• **Your instructions**
Quote every line below exactly and skip any picture.

(Source data)
□ □ □ □ □

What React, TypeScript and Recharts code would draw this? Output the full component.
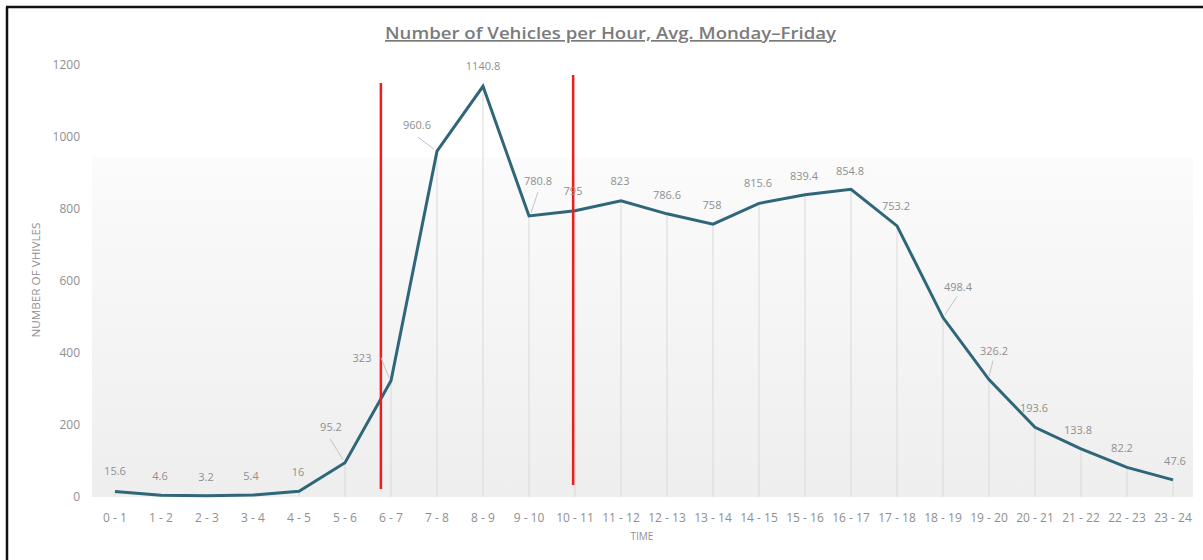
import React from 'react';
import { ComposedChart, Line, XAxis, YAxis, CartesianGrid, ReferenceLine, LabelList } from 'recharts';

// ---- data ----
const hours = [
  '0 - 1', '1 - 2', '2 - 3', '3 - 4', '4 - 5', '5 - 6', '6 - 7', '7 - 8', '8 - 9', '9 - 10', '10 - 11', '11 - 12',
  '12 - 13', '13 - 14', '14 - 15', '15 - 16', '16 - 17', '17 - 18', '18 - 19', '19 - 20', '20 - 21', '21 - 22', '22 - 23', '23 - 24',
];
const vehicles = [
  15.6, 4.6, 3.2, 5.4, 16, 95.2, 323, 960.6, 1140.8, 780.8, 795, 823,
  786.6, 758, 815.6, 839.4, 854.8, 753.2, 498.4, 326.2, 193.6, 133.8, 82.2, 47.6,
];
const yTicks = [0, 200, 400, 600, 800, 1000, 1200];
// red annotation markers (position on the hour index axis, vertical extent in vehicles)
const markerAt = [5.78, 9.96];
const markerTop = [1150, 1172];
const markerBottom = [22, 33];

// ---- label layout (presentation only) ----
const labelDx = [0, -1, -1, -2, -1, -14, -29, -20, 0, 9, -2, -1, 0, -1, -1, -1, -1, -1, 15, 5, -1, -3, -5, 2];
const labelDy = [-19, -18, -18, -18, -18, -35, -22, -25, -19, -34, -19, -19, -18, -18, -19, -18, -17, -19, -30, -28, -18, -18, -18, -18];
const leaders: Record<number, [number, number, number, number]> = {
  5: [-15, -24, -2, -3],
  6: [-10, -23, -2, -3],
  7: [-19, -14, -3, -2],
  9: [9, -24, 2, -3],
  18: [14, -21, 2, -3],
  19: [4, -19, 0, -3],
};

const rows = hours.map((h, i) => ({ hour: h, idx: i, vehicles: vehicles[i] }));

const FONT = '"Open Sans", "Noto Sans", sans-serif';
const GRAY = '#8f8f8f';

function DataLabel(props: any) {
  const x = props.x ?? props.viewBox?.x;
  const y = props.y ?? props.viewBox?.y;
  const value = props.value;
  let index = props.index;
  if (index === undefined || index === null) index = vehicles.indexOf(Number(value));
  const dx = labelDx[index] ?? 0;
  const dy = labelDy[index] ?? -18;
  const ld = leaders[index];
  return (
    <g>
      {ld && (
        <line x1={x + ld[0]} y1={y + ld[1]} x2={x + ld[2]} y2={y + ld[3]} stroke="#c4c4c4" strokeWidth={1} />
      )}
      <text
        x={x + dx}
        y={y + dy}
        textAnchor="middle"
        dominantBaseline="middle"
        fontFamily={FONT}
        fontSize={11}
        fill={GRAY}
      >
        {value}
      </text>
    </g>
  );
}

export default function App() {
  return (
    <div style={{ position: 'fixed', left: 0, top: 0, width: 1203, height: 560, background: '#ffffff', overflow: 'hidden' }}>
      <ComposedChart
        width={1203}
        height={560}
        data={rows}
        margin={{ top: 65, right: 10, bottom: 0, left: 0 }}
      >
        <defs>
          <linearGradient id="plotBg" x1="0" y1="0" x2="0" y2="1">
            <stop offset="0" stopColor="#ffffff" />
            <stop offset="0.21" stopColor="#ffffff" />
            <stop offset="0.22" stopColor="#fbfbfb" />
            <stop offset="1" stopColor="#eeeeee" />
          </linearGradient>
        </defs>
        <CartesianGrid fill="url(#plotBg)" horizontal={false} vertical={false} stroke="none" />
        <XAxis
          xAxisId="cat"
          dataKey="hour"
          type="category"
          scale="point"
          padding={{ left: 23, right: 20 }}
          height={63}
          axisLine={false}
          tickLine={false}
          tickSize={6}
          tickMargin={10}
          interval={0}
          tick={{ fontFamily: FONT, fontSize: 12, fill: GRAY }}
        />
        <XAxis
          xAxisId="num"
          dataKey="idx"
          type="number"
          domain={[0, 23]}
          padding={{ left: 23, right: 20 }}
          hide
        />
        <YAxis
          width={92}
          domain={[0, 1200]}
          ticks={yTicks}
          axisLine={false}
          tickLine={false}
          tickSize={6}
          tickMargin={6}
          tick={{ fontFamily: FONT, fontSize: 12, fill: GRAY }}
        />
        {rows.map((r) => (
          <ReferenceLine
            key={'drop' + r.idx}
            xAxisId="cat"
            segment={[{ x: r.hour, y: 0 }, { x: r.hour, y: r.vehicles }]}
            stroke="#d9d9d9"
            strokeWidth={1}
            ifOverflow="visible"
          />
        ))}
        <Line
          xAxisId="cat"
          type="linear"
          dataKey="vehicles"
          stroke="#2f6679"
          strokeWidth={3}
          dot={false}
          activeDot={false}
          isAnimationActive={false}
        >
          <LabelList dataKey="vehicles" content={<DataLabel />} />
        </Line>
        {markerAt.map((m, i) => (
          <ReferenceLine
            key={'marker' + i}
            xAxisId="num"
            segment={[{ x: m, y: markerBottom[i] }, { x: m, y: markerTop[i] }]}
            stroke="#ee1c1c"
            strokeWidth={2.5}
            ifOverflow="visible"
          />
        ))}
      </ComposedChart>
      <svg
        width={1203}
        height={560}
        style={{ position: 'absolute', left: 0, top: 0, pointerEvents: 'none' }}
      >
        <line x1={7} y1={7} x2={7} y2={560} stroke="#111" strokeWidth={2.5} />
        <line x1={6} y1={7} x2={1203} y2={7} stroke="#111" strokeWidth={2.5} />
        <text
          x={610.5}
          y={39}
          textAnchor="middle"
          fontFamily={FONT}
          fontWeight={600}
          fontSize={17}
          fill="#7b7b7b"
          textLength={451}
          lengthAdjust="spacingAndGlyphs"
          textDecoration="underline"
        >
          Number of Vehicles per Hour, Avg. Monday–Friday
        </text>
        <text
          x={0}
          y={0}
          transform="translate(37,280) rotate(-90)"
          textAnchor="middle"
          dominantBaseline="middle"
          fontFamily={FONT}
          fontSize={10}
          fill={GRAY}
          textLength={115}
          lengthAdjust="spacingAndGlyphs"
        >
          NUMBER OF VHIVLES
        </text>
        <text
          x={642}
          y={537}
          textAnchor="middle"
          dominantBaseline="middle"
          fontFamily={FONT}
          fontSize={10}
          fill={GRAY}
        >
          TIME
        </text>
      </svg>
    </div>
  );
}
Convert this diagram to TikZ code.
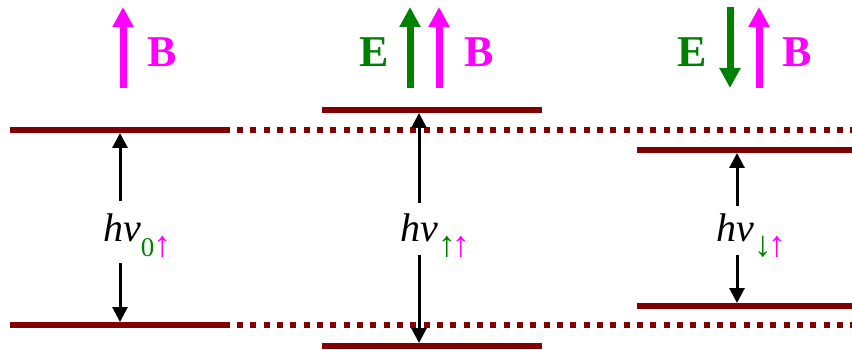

□ □ □ □ □

• **Problem solution**
What React, TypeScript and Recharts code would draw this? Output the full component.
import React from 'react';
import { ComposedChart, Line, XAxis, YAxis, CartesianGrid, ReferenceLine, LabelList } from 'recharts';

// ---- data ----
const hours = [
  '0 - 1', '1 - 2', '2 - 3', '3 - 4', '4 - 5', '5 - 6', '6 - 7', '7 - 8', '8 - 9', '9 - 10', '10 - 11', '11 - 12',
  '12 - 13', '13 - 14', '14 - 15', '15 - 16', '16 - 17', '17 - 18', '18 - 19', '19 - 20', '20 - 21', '21 - 22', '22 - 23', '23 - 24',
];
const vehicles = [
  15.6, 4.6, 3.2, 5.4, 16, 95.2, 323, 960.6, 1140.8, 780.8, 795, 823,
  786.6, 758, 815.6, 839.4, 854.8, 753.2, 498.4, 326.2, 193.6, 133.8, 82.2, 47.6,
];
const yTicks = [0, 200, 400, 600, 800, 1000, 1200];
// red annotation markers (position on the hour index axis, vertical extent in vehicles)
const markerAt = [5.78, 9.96];
const markerTop = [1150, 1172];
const markerBottom = [22, 33];

// ---- label layout (presentation only) ----
const labelDx = [0, -1, -1, -2, -1, -14, -29, -20, 0, 9, -2, -1, 0, -1, -1, -1, -1, -1, 15, 5, -1, -3, -5, 2];
const labelDy = [-19, -18, -18, -18, -18, -35, -22, -25, -19, -34, -19, -19, -18, -18, -19, -18, -17, -19, -30, -28, -18, -18, -18, -18];
const leaders: Record<number, [number, number, number, number]> = {
  5: [-15, -24, -2, -3],
  6: [-10, -23, -2, -3],
  7: [-19, -14, -3, -2],
  9: [9, -24, 2, -3],
  18: [14, -21, 2, -3],
  19: [4, -19, 0, -3],
};

const rows = hours.map((h, i) => ({ hour: h, idx: i, vehicles: vehicles[i] }));

const FONT = '"Open Sans", "Noto Sans", sans-serif';
const GRAY = '#8f8f8f';

function DataLabel(props: any) {
  const x = props.x ?? props.viewBox?.x;
  const y = props.y ?? props.viewBox?.y;
  const value = props.value;
  let index = props.index;
  if (index === undefined || index === null) index = vehicles.indexOf(Number(value));
  const dx = labelDx[index] ?? 0;
  const dy = labelDy[index] ?? -18;
  const ld = leaders[index];
  return (
    <g>
      {ld && (
        <line x1={x + ld[0]} y1={y + ld[1]} x2={x + ld[2]} y2={y + ld[3]} stroke="#c4c4c4" strokeWidth={1} />
      )}
      <text
        x={x + dx}
        y={y + dy}
        textAnchor="middle"
        dominantBaseline="middle"
        fontFamily={FONT}
        fontSize={11}
        fill={GRAY}
      >
        {value}
      </text>
    </g>
  );
}

export default function App() {
  return (
    <div style={{ position: 'fixed', left: 0, top: 0, width: 1203, height: 560, background: '#ffffff', overflow: 'hidden' }}>
      <ComposedChart
        width={1203}
        height={560}
        data={rows}
        margin={{ top: 65, right: 10, bottom: 0, left: 0 }}
      >
        <defs>
          <linearGradient id="plotBg" x1="0" y1="0" x2="0" y2="1">
            <stop offset="0" stopColor="#ffffff" />
            <stop offset="0.21" stopColor="#ffffff" />
            <stop offset="0.22" stopColor="#fbfbfb" />
            <stop offset="1" stopColor="#eeeeee" />
          </linearGradient>
        </defs>
        <CartesianGrid fill="url(#plotBg)" horizontal={false} vertical={false} stroke="none" />
        <XAxis
          xAxisId="cat"
          dataKey="hour"
          type="category"
          scale="point"
          padding={{ left: 23, right: 20 }}
          height={63}
          axisLine={false}
          tickLine={false}
          tickSize={6}
          tickMargin={10}
          interval={0}
          tick={{ fontFamily: FONT, fontSize: 12, fill: GRAY }}
        />
        <XAxis
          xAxisId="num"
          dataKey="idx"
          type="number"
          domain={[0, 23]}
          padding={{ left: 23, right: 20 }}
          hide
        />
        <YAxis
          width={92}
          domain={[0, 1200]}
          ticks={yTicks}
          axisLine={false}
          tickLine={false}
          tickSize={6}
          tickMargin={6}
          tick={{ fontFamily: FONT, fontSize: 12, fill: GRAY }}
        />
        {rows.map((r) => (
          <ReferenceLine
            key={'drop' + r.idx}
            xAxisId="cat"
            segment={[{ x: r.hour, y: 0 }, { x: r.hour, y: r.vehicles }]}
            stroke="#d9d9d9"
            strokeWidth={1}
            ifOverflow="visible"
          />
        ))}
        <Line
          xAxisId="cat"
          type="linear"
          dataKey="vehicles"
          stroke="#2f6679"
          strokeWidth={3}
          dot={false}
          activeDot={false}
          isAnimationActive={false}
        >
          <LabelList dataKey="vehicles" content={<DataLabel />} />
        </Line>
        {markerAt.map((m, i) => (
          <ReferenceLine
            key={'marker' + i}
            xAxisId="num"
            segment={[{ x: m, y: markerBottom[i] }, { x: m, y: markerTop[i] }]}
            stroke="#ee1c1c"
            strokeWidth={2.5}
            ifOverflow="visible"
          />
        ))}
      </ComposedChart>
      <svg
        width={1203}
        height={560}
        style={{ position: 'absolute', left: 0, top: 0, pointerEvents: 'none' }}
      >
        <line x1={7} y1={7} x2={7} y2={560} stroke="#111" strokeWidth={2.5} />
        <line x1={6} y1={7} x2={1203} y2={7} stroke="#111" strokeWidth={2.5} />
        <text
          x={610.5}
          y={39}
          textAnchor="middle"
          fontFamily={FONT}
          fontWeight={600}
          fontSize={17}
          fill="#7b7b7b"
          textLength={451}
          lengthAdjust="spacingAndGlyphs"
          textDecoration="underline"
        >
          Number of Vehicles per Hour, Avg. Monday–Friday
        </text>
        <text
          x={0}
          y={0}
          transform="translate(37,280) rotate(-90)"
          textAnchor="middle"
          dominantBaseline="middle"
          fontFamily={FONT}
          fontSize={10}
          fill={GRAY}
          textLength={115}
          lengthAdjust="spacingAndGlyphs"
        >
          NUMBER OF VHIVLES
        </text>
        <text
          x={642}
          y={537}
          textAnchor="middle"
          dominantBaseline="middle"
          fontFamily={FONT}
          fontSize={10}
          fill={GRAY}
        >
          TIME
        </text>
      </svg>
    </div>
  );
}
Convert this diagram to TikZ code.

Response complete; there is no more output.